Advisory Committee Chair

Qinglin Yang

Advisory Committee Members

Amanda Brown

Pi-Ling Chang

Document Type


Date of Award


Degree Name by School

Master of Science (MS) School of Health Professions


Liver X receptors (LXRs) are important regulators of cholesterol, fatty acid, and glucose homeostasis. Many researchs focus on the liver, but tissue-specific roles of LXRs in other tissues remain elusive. Based on in vitro studies on cultured cells, the roles of LXRs in skeletal muscle have been proposed. Nevertheless, the in vivo roles of LXRs in skeletal muscle remain lacking. Skeletal muscle is an important insulin targeting tissue, which plays a key role in regulating insulin sensitivity. Abnormal lipid metabolism and homeostasis have been demonstrated to play a crucial role in the development of insulin resistance in skeletal muscle. To understand the tissue-specific role of LXR in regulating metabolism in skeletal muscle, and subsequently insulin sensitivity, a skeletal muscle-specific LXR knockout mouse model was generated.
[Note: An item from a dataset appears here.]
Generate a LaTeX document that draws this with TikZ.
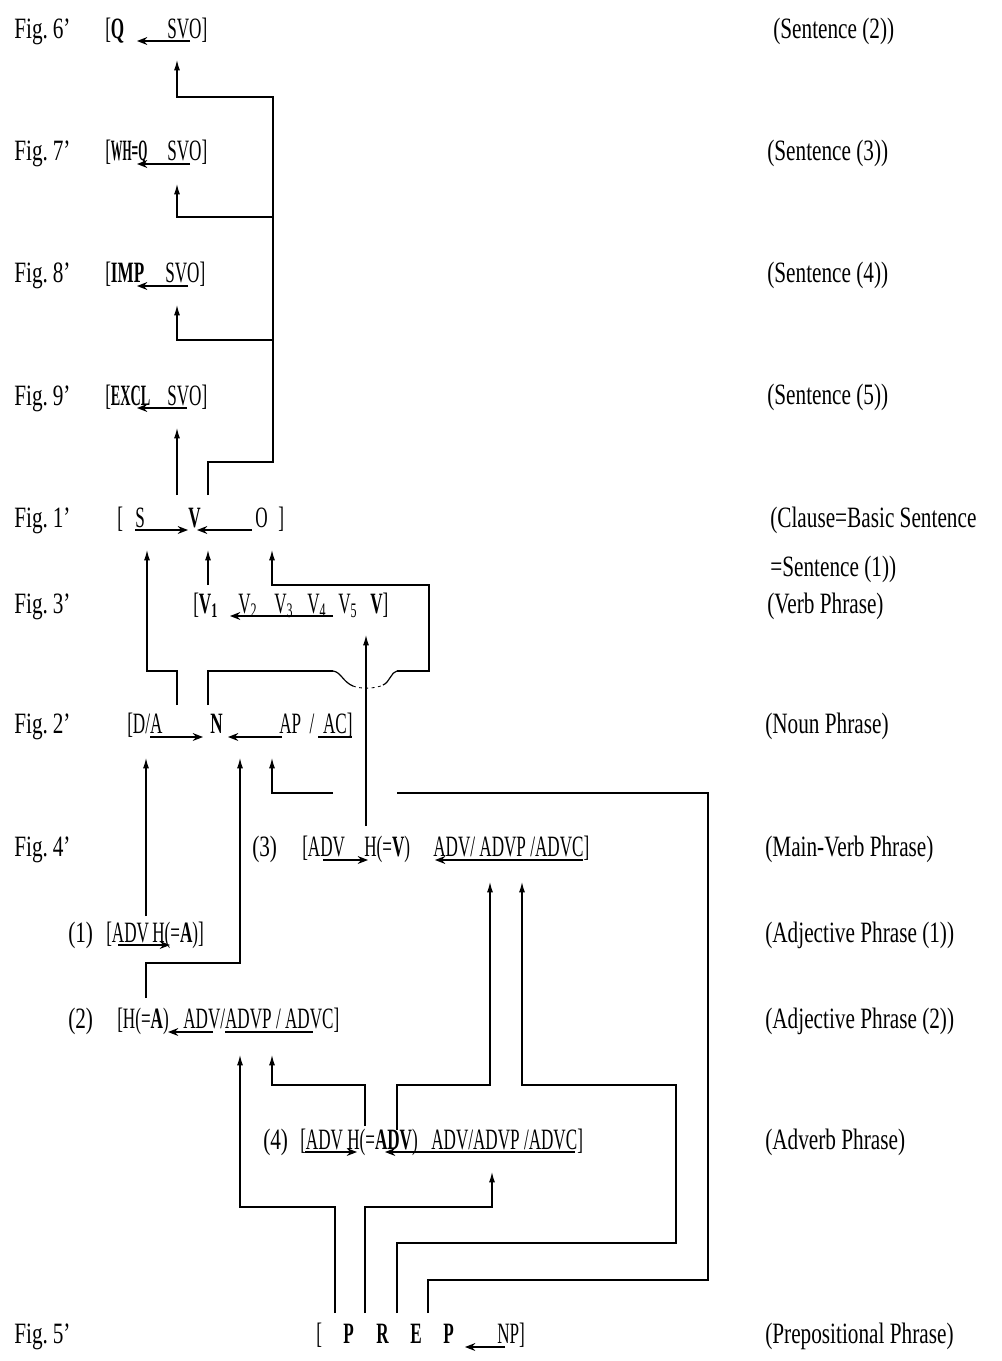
\documentclass[tikz,border=0pt]{standalone}
\usepackage{fontspec}
\usepackage{graphicx}
\setmainfont[FakeStretch=0.72]{Liberation Serif}
\newfontfamily\narrowfont[FakeStretch=0.58]{Liberation Serif}
\usetikzlibrary{arrows.meta,calc}
\newcommand{\fs}{\fontsize{21}{24}\selectfont}
\newcommand{\sq}[2]{\scalebox{#1}[1]{#2}}
\tikzset{
  txt/.style={anchor=base west, inner sep=0pt, font=\fs},
  form/.style={txt, font=\fs\narrowfont},
  wire/.style={line width=0.85pt, draw=black},
  uparr/.style={wire, -{Latex[length=2.6mm,width=1.5mm]}},
  ularr/.style={wire, -{Stealth[length=2.6mm,width=2.0mm,inset=0.9mm]}},
  hopdash/.style={wire, line width=0.6pt, dash pattern=on 2pt off 2.5pt}
}
\begin{document}
\begin{tikzpicture}[x=0.25mm,y=-0.25mm]
  \useasboundingbox (0,0) rectangle (1002,1361);

  % figure numbers
  \node[txt] (fig6) at (14,38)   {Fig.\,6'};
  \node[txt] (fig7) at (14,160)  {Fig.\,7'};
  \node[txt] (fig8) at (14,282)  {Fig.\,8'};
  \node[txt] (fig9) at (14,405)  {Fig.\,9'};
  \node[txt] (fig1) at (14,527)  {Fig.\,1'};
  \node[txt] (fig3) at (14,613)  {Fig.\,3'};
  \node[txt] (fig2) at (14,733)  {Fig.\,2'};
  \node[txt] (fig4) at (14,856)  {Fig.\,4'};
  \node[txt] (fig5) at (14,1343) {Fig.\,5'};

  % names on the right
  \node[txt] (lab6) at (773,38)   {(Sentence (2))};
  \node[txt] (lab7) at (767,160)  {(Sentence (3))};
  \node[txt] (lab8) at (767,282)  {(Sentence (4))};
  \node[txt] (lab9) at (767,404)  {(Sentence (5))};
  \node[txt] (lab1) at (770,527)  {(Clause=Basic Sentence};
  \node[txt] (lab1b) at (770,576) {=Sentence (1))};
  \node[txt] (lab3) at (767,613)  {(Verb Phrase)};
  \node[txt] (lab2) at (765,733)  {(Noun Phrase)};
  \node[txt] (lab4) at (765,856)  {(Main-Verb Phrase)};
  \node[txt] (labA1) at (765,942) {(Adjective Phrase (1))};
  \node[txt] (labA2) at (765,1028) {(Adjective Phrase (2))};
  \node[txt] (labAv) at (765,1149) {(Adverb Phrase)};
  \node[txt] (lab5) at (765,1343) {(Prepositional Phrase)};

  % sentence types
  \node[form] (q6) at (105,38)  {[\textbf{Q}};
  \node[form] (svo6) at (167,38)  {SVO]};
  \node[form] (q7) at (105,160) {[\sq{0.68}{\textbf{WH=Q}}};
  \node[form] (svo7) at (167,160) {SVO]};
  \node[form] (q8) at (105,282) {[\textbf{IMP}};
  \node[form] (svo8) at (165,282) {SVO]};
  \node[form] (q9) at (105,405) {[\sq{0.83}{\textbf{EXCL}}};
  \node[form] (svo9) at (167,405) {SVO]};

  % clause
  \node[form] (cl1) at (117,527) {[};
  \node[form] (cS) at (135,527) {S};
  \node[form] (cV) at (188,527) {\textbf{V}};
  \node[form] (cO) at (255,527) {O};
  \node[form] (cr1) at (278,527) {]};

  % verb phrase
  \node[form] (v1) at (193,613) {[\textbf{V\textsubscript{1}}};
  \node[form] (v2) at (238,613) {V\textsubscript{2}};
  \node[form] (v3) at (274,613) {V\textsubscript{3}};
  \node[form] (v4) at (307,613) {V\textsubscript{4}};
  \node[form] (v5) at (338,613) {V\textsubscript{5}};
  \node[form] (vv) at (370,613) {\textbf{V}]};

  % noun phrase
  \node[form] (da) at (127,733) {[D/A};
  \node[form] (nn) at (210,733) {\textbf{N}};
  \node[form] (apac) at (279,733) {AP\ \ /\ \ AC]};

  % main-verb phrase
  \node[txt] (n3) at (252,856) {(3)};
  \node[form] (adv3) at (302,856) {[ADV};
  \node[form] (h3) at (364,856) {H(=\textbf{V})};
  \node[form] (post3) at (433,856) {ADV/ ADVP /ADVC]};

  % adjective phrases
  \node[txt] (n1) at (68,942) {(1)};
  \node[form] (adv1) at (106,942) {[ADV};
  \node[form] (h1) at (152,942) {H(=\textbf{A})]};
  \node[txt] (n2) at (68,1028) {(2)};
  \node[form] (h2) at (117,1028) {[H(=\textbf{A})};
  \node[form] (post2) at (183,1028) {ADV/ADVP / ADVC]};

  % adverb phrase
  \node[txt] (n4) at (263,1149) {(4)};
  \node[form] (adv4) at (300,1149) {[ADV};
  \node[form] (h4) at (347,1149) {H(=\textbf{ADV})};
  \node[form] (post4) at (431,1149) {ADV/ADVP /ADVC]};

  % prepositional phrase
  \node[form] (pl) at (316,1343) {[};
  \node[form] (pP) at (343,1343) {\textbf{P}};
  \node[form] (pR) at (376,1343) {\textbf{R}};
  \node[form] (pE) at (410,1343) {\textbf{E}};
  \node[form] (pQ) at (443,1343) {\textbf{P}};
  \node[form] (np) at (497,1343) {NP]};

  % arrows under the words
  \coordinate (u6a) at (190,41);   \coordinate (u6b) at (137,41);
  \coordinate (u7a) at (190,164);  \coordinate (u7b) at (137,164);
  \coordinate (u8a) at (188,286);  \coordinate (u8b) at (137,286);
  \coordinate (u9a) at (187,408);  \coordinate (u9b) at (137,408);
  \coordinate (uSa) at (135,530);  \coordinate (uSb) at (188,530);
  \coordinate (uOa) at (252,530);  \coordinate (uOb) at (197,530);
  \coordinate (uVa) at (333,616);  \coordinate (uVb) at (230,616);
  \coordinate (uDa) at (150,737);  \coordinate (uDb) at (203,737);
  \coordinate (uAa) at (282,737);  \coordinate (uAb) at (228,737);
  \coordinate (uCa) at (318,737);  \coordinate (uCb) at (352,737);
  \coordinate (u3a) at (323,860);  \coordinate (u3b) at (368,860);
  \coordinate (u3c) at (583,860);  \coordinate (u3d) at (435,860);
  \coordinate (u1a) at (118,945);  \coordinate (u1b) at (170,945);
  \coordinate (u2a) at (213,1032); \coordinate (u2b) at (168,1032);
  \coordinate (u2c) at (225,1032); \coordinate (u2d) at (313,1032);
  \coordinate (u4a) at (305,1152); \coordinate (u4b) at (357,1152);
  \coordinate (u4c) at (575,1152); \coordinate (u4d) at (385,1152);
  \coordinate (u5a) at (505,1347); \coordinate (u5b) at (465,1347);

  \draw[ularr] (u6a) -- (u6b);
  \draw[ularr] (u7a) -- (u7b);
  \draw[ularr] (u8a) -- (u8b);
  \draw[ularr] (u9a) -- (u9b);
  \draw[ularr] (uSa) -- (uSb);
  \draw[ularr] (uOa) -- (uOb);
  \draw[ularr] (uVa) -- (uVb);
  \draw[ularr] (uDa) -- (uDb);
  \draw[ularr] (uAa) -- (uAb);
  \draw[wire]  (uCa) -- (uCb);
  \draw[ularr] (u3a) -- (u3b);
  \draw[ularr] (u3c) -- (u3d);
  \draw[ularr] (u1a) -- (u1b);
  \draw[ularr] (u2a) -- (u2b);
  \draw[wire]  (u2c) -- (u2d);
  \draw[ularr] (u4a) -- (u4b);
  \draw[ularr] (u4c) -- (u4d);
  \draw[ularr] (u5a) -- (u5b);

  % V of the clause up to the sentence types
  \coordinate (t6) at (177,60);
  \coordinate (t7) at (177,184);
  \coordinate (t8) at (177,305);
  \coordinate (t9) at (177,428);
  \coordinate (vA) at (177,495);
  \coordinate (vB) at (208,495);
  \coordinate (tr)  at (273,462);
  \coordinate (tr6) at (273,97);
  \coordinate (tr7) at (273,217);
  \coordinate (tr8) at (273,340);
  \draw[uparr] (vA) -- (t9);
  \draw[uparr] (vB) |- (tr) -- (tr6) -| (t6);
  \draw[uparr] (tr7) -| (t7);
  \draw[uparr] (tr8) -| (t8);

  % into the clause
  \coordinate (tS) at (147,550);
  \coordinate (tV) at (208,550);
  \coordinate (tO) at (272,550);
  \coordinate (v1top) at (208,585);
  \coordinate (np1) at (177,705);
  \coordinate (np2) at (208,705);
  \coordinate (hopL) at (333,671);
  \coordinate (hopR) at (397,671);
  \coordinate (oc) at (429,585);
  \draw[uparr] (v1top) -- (tV);
  \draw[uparr] (np1) -- ++(0,-34) -| (tS);
  \draw[wire] (np2) |- (hopL);
  \draw[wire] (hopL) .. controls (341,672) and (343,682) .. (353,686);
  \draw[hopdash] (353,686) .. controls (360,689) and (375,689) .. (383,685);
  \draw[wire] (383,685) .. controls (390,682) and (391,672) .. (hopR);
  \draw[uparr] (hopR) -| (oc) -| (tO);

  % main verb up to V of the verb phrase
  \coordinate (hv) at (366,826);
  \coordinate (tVV) at (366,635);
  \draw[uparr] (hv) -- (tVV);

  % into the noun phrase
  \coordinate (tDA) at (146,758);
  \coordinate (tN)  at (240,758);
  \coordinate (tAP) at (272,758);
  \coordinate (a1top) at (146,916);
  \coordinate (a2top) at (146,998);
  \coordinate (pp4) at (428,1313);
  \coordinate (rc1) at (708,1280);
  \coordinate (gapR) at (397,793);
  \coordinate (gapL) at (333,793);
  \draw[uparr] (a1top) -- (tDA);
  \draw[uparr] (a2top) -- ++(0,-35) -| (tN);
  \draw[wire] (pp4) |- (rc1) |- (gapR);
  \draw[uparr] (gapL) -| (tAP);

  % into the main-verb phrase
  \coordinate (t3a) at (490,882);
  \coordinate (t3b) at (522,882);
  \coordinate (h4b) at (397,1130);
  \coordinate (pp3) at (397,1313);
  \coordinate (rc2) at (676,1243);
  \coordinate (rc3) at (676,1085);
  \draw[uparr] (h4b) -- ++(0,-45) -| (t3a);
  \draw[uparr] (pp3) |- (rc2) -- (rc3) -| (t3b);

  % into adjective phrase (2) and the adverb phrase
  \coordinate (t2a) at (240,1055);
  \coordinate (t2b) at (272,1055);
  \coordinate (t4) at (492,1172);
  \coordinate (h4a) at (365,1126);
  \coordinate (pp1) at (335,1313);
  \coordinate (pp2) at (365,1313);
  \draw[uparr] (h4a) -- ++(0,-41) -| (t2b);
  \draw[uparr] (pp1) -- ++(0,-106) -| (t2a);
  \draw[uparr] (pp2) -- ++(0,-106) -| (t4);

\end{tikzpicture}
\end{document}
Strikingly, we observed that these mice were susceptible to diet induced insulin resistance. Recent reports suggest that LXR deficiency related metabolic disorder may play a crucial role in the exacerbated diet-induced insulin resistance. Further study on lipid content revealed that under chow diet, skeletal muscle LXR deficiency mice showed no sigificant diference in body weight and body composition, compared to control groups. However, under high-fat diet, skeletal muscle LXR deficiency mice showed increased body weight and fat mass, decreased lean mass and altered lipid content (increased triglyceride, free cholesterol and decreased NEFA level in skeletal muscle, with increased NEFA in plasma). Taken together with the observed impaired insulin sensitivity, the abnormal lipid homeostasis may be attributed to LXR deficiency related lipid and cholesterol metabolic disorders and to insulin resistance in skeletal muscle LXRdeficiency mice. Therefore, skeletal muscle LXR is a potential therapeutic target for insulin resistance and diabetes.